Despite the enormous extension of criminal liability for money laundering, the legislator does not assume that there will be a compliance burden for the business community regarding the reporting obligations under the GwG. We disagree. More money laundering investigations will mean even more scrutiny from prosecutors on whether financial institutions and other corporations filed timely SARs.
Already today, we see an exponential rise in the numbers of SAR filings in Germany. (In 2019 the number of SARs increased by nearly 50 per cent compared to 2018, amounting to nearly 115,000 reports.) Additionally, the FIU is already facing a severe backlog in investigating the tens of thousands of SARs filed by German banks and others (see our blog post on the raid of the FIU by the Osnabrück public prosecutor’s office).
Still, in order to mitigate risks, German financial institutions will have little choice but to file even more SARs under the new law.
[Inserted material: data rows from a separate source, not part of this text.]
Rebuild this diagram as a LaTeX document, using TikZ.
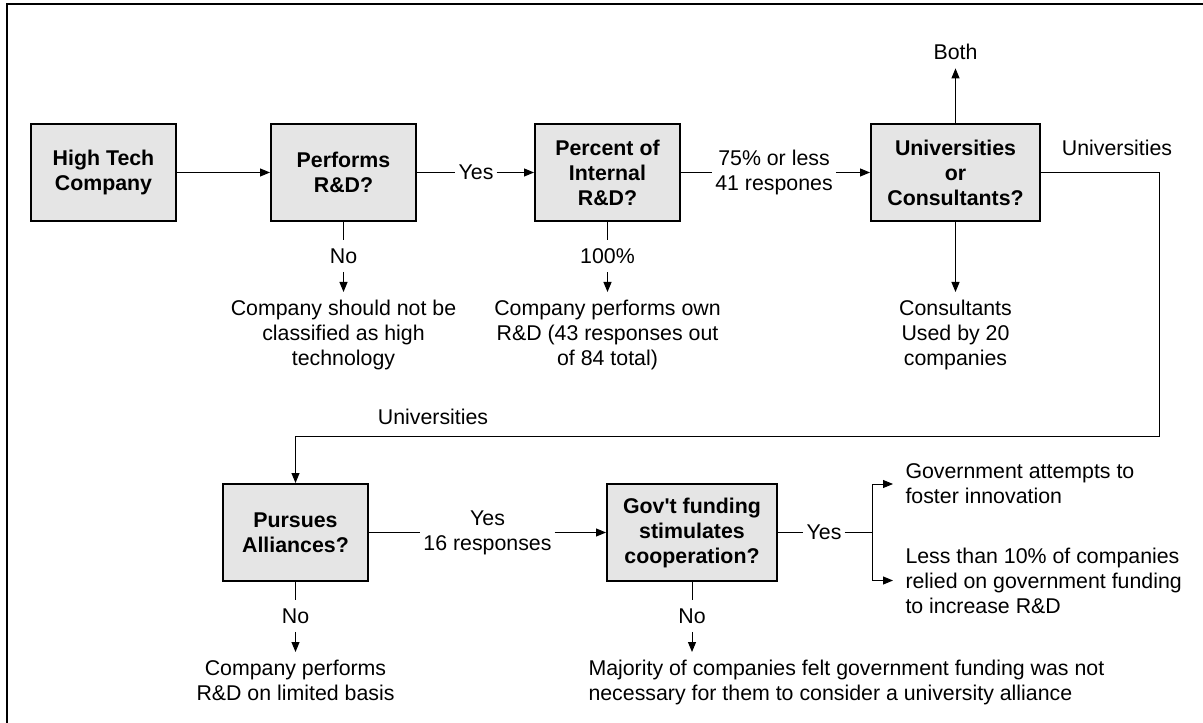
\documentclass[tikz,border=0pt]{standalone}
\usepackage{fontspec}
\setmainfont{Liberation Sans}
\usetikzlibrary{arrows.meta}

\newcommand{\txtsize}{\fontsize{16}{18.75}\selectfont}
\tikzset{
  box/.style={draw, line width=1.5pt, fill=black!10, minimum width=108.75pt,
    minimum height=72.75pt, align=center, font=\txtsize\bfseries},
  lbl/.style={inner xsep=2pt, inner ysep=6pt, align=center},
  res/.style={inner sep=6pt, align=center},
  arr/.style={-{Triangle[length=7.5pt,width=6pt]}}
}

\begin{document}
\begin{tikzpicture}[x=0.75pt,y=-0.75pt,line width=0.75pt,font=\txtsize]
\useasboundingbox (0,0) rectangle (1203,723);
\draw[line width=1.5pt] (7,723) -- (7,4.5) -- (1203,4.5);

% top row
\node[box] (htc) at (103.5,172.5) {High Tech\\Company};
\node[box] (rd) at (343.5,172.5) {Performs\\R\&D?};
\node[box] (pct) at (607.5,172.5) {Percent of\\Internal\\R\&D?};
\node[box, minimum width=126.75pt] (uc) at (955.5,172.5) {Universities\\or\\Consultants?};

\node[lbl] (yes1) at (476,172.5) {Yes};
\node[lbl] (less) at (774,172.5) {75\% or less\\41 respones};
\node[lbl] (rdno) at (343.5,256) {No};
\node[lbl] (full) at (607.5,256) {100\%};
\node[lbl] (both) at (955.5,52) {Both};
\node (uni1) at (1117,148) {Universities};

\node[res, anchor=north] (nothigh) at (343.5,292) {Company should not be\\classified as high\\technology};
\node[res, anchor=north] (own) at (607.5,292) {Company performs own\\R\&D (43 responses out\\of 84 total)};
\node[res, anchor=north] (cons) at (955.5,292) {Consultants\\Used by 20\\companies};

\draw[arr] (htc) -- (rd);
\draw (rd) -- (yes1);
\draw[arr] (yes1) -- (pct);
\draw (pct) -- (less);
\draw[arr] (less) -- (uc);
\draw (rd) -- (rdno);
\draw[arr] (rdno) -- (nothigh);
\draw (pct) -- (full);
\draw[arr] (full) -- (own);
\draw[arr] (uc) -- (both);
\draw[arr] (uc) -- (cons);

% bottom row
\node[box] (pa) at (295.5,532.5) {Pursues\\Alliances?};
\node[box, minimum width=127.5pt] (gf) at (692,532.5) {Gov\textquotesingle t funding\\stimulates\\cooperation?};

\node (uni2) at (433,417) {Universities};
\coordinate (loop) at (1159,437);
\draw[arr] (uc.east) -| (loop) -| (pa.north);

\node[lbl] (yes2) at (487.5,532.5) {Yes\\16 responses};
\node[lbl] (yes3) at (824,532.5) {Yes};
\coordinate (split) at (872,532.5);
\node[lbl] (pano) at (295.5,616) {No};
\node[lbl] (gfno) at (692,616) {No};

\node[res, anchor=north] (limited) at (295.5,652) {Company performs\\R\&D on limited basis};
\node[res, anchor=north west, align=left] (maj) at (580,652) {Majority of companies felt government funding was not\\necessary for them to consider a university alliance};
\node[res, inner xsep=9pt, anchor=west, align=left] (gov1) at (893,484) {Government attempts to\\foster innovation};
\node[res, inner xsep=9pt, anchor=west, align=left] (gov2) at (893,580.5) {Less than 10\% of companies\\relied on government funding\\to increase R\&D};

\draw (pa) -- (yes2);
\draw[arr] (yes2) -- (gf);
\draw (gf) -- (yes3);
\draw (yes3) -- (split);
\draw[arr] (split) |- (gov1.west);
\draw[arr] (split) |- (gov2.west);
\draw (pa) -- (pano);
\draw[arr] (pano) -- (limited);
\draw (gf) -- (gfno);
\draw[arr] (gfno) -- (gfno |- maj.north);
\end{tikzpicture}
\end{document}
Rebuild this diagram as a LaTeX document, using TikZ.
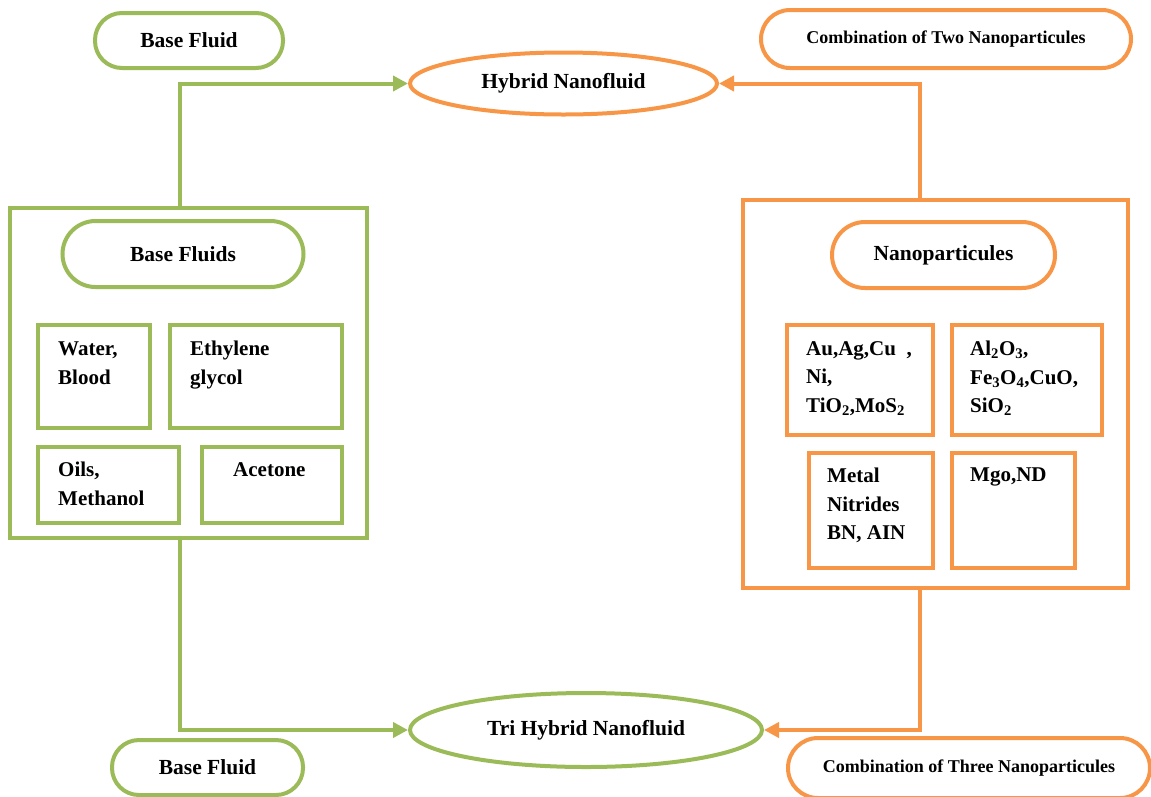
\documentclass[tikz,border=0pt]{standalone}
\usepackage{fontspec}
\setmainfont{Liberation Serif}
\usetikzlibrary{shapes.geometric,arrows.meta}
\definecolor{gr}{HTML}{9BBB59}
\definecolor{og}{HTML}{F79646}
\begin{document}
\begin{tikzpicture}[x=1pt,y=-1pt,
  box/.style={rectangle, line width=4pt, inner sep=0pt, fill=white},
  gbox/.style={box, draw=gr},
  obox/.style={box, draw=og},
  pill/.style={rectangle, line width=4pt, inner sep=0pt, rounded corners=#1, font=\bfseries\fontsize{21.5}{24}\selectfont},
  oval/.style={ellipse, line width=4pt, inner sep=0pt, font=\bfseries\fontsize{21.5}{24}\selectfont},
  small/.style={font=\bfseries\fontsize{18}{20}\selectfont},
  lbl/.style={font=\bfseries\fontsize{21}{28.5}\selectfont, align=left, anchor=north west, inner sep=0pt},
  garrow/.style={draw=gr, line width=4pt, -{Triangle[length=15pt,width=15pt]}},
  oarrow/.style={draw=og, line width=4pt, -{Triangle[length=15pt,width=15pt]}}
]
\useasboundingbox (0,0) rectangle (1151,796);

% top and bottom nodes
\node[pill=27pt, draw=gr, minimum width=188pt, minimum height=55pt] (bf1) at (189,40.5) {Base Fluid};
\node[oval, draw=og, minimum width=307pt, minimum height=62pt] (hyb) at (563.5,83.5) {Hybrid Nanofluid};
\node[pill=29pt, draw=og, small, minimum width=370pt, minimum height=58pt] (c2) at (946,39) {Combination of Two Nanoparticules};

\node[oval, draw=gr, minimum width=352pt, minimum height=74pt] (tri) at (586,730) {Tri Hybrid Nanofluid};
\node[pill=27pt, draw=gr, minimum width=191pt, minimum height=55pt] (bf2) at (207.5,767.5) {Base Fluid};
\node[pill=30pt, draw=og, small, minimum width=362pt, minimum height=60pt] (c3) at (969,768) {Combination of Three Nanoparticules};

% left group
\node[gbox, minimum width=357pt, minimum height=330pt] (lbox) at (188.5,373) {};
\node[pill=33pt, draw=gr, minimum width=241pt, minimum height=66pt] (bfs) at (183,254) {Base Fluids};
\node[gbox, minimum width=112pt, minimum height=103pt] (wb) at (94,376.5) {};
\node[gbox, minimum width=172pt, minimum height=103pt] (eg) at (256,376.5) {};
\node[gbox, minimum width=141pt, minimum height=76pt] (om) at (108.5,485) {};
\node[gbox, minimum width=140pt, minimum height=76pt] (ac) at (272,485) {};
\node[lbl] (wbt) at (58,342) {Water,\\Blood};
\node[lbl] (egt) at (190,341) {Ethylene\\glycol};
\node[lbl] (omt) at (58,462) {Oils,\\Methanol};
\node[lbl] (act) at (233,462) {Acetone};

% right group
\node[obox, minimum width=385pt, minimum height=388pt] (rbox) at (935.5,393.5) {};
\node[pill=33pt, draw=og, minimum width=223pt, minimum height=66pt] (np) at (943.5,255) {Nanoparticules};
\node[obox, minimum width=146pt, minimum height=110pt] (au) at (860,380) {};
\node[obox, minimum width=150pt, minimum height=110pt] (al) at (1027,380) {};
\node[obox, minimum width=124pt, minimum height=115pt] (mn) at (871,510.5) {};
\node[obox, minimum width=123pt, minimum height=115pt] (mg) at (1013.5,510.5) {};
\node[lbl] (aut) at (806,341) {Au,Ag,Cu\ \ ,\\Ni,\\TiO\textsubscript{2},MoS\textsubscript{2}};
\node[lbl] (alt) at (970,341) {Al\textsubscript{2}O\textsubscript{3},\\Fe\textsubscript{3}O\textsubscript{4},CuO,\\SiO\textsubscript{2}};
\node[lbl] (mnt) at (827,468) {Metal\\Nitrides\\BN, AIN};
\node[lbl] (mgt) at (970,468) {Mgo,ND};

% connectors
\draw[garrow] ([xshift=-8.5pt]lbox.north) |- (hyb.west);
\draw[oarrow] ([xshift=-15.5pt]rbox.north) |- (hyb.east);
\draw[garrow] ([xshift=-8.5pt]lbox.south) |- (tri.west);
\draw[oarrow] ([xshift=-15.5pt]rbox.south) |- (tri.east);
\end{tikzpicture}
\end{document}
In this context, compliance officers and general counsel should know that there is already a very strict system of sanctions under the GwG for companies that fail to meet their AML obligations. For example, under section 56 GwG, a corporation can be fined up to 10 per cent of its previous fiscal year’s turnover for certain more serious AML infringements.
As the EU directive requires member states to implement its requirements by 3 December 2020, we expect the government’s draft bill to be passed. It is to be hoped, however, that the now ongoing parliamentary process will still shape the draft positively.
Regardless of whether there are any further changes to the draft bill, corporations – especially those obliged under the GWG – should assess the official government draft and then check whether their current AML compliance systems are state of the art and up to what lies ahead.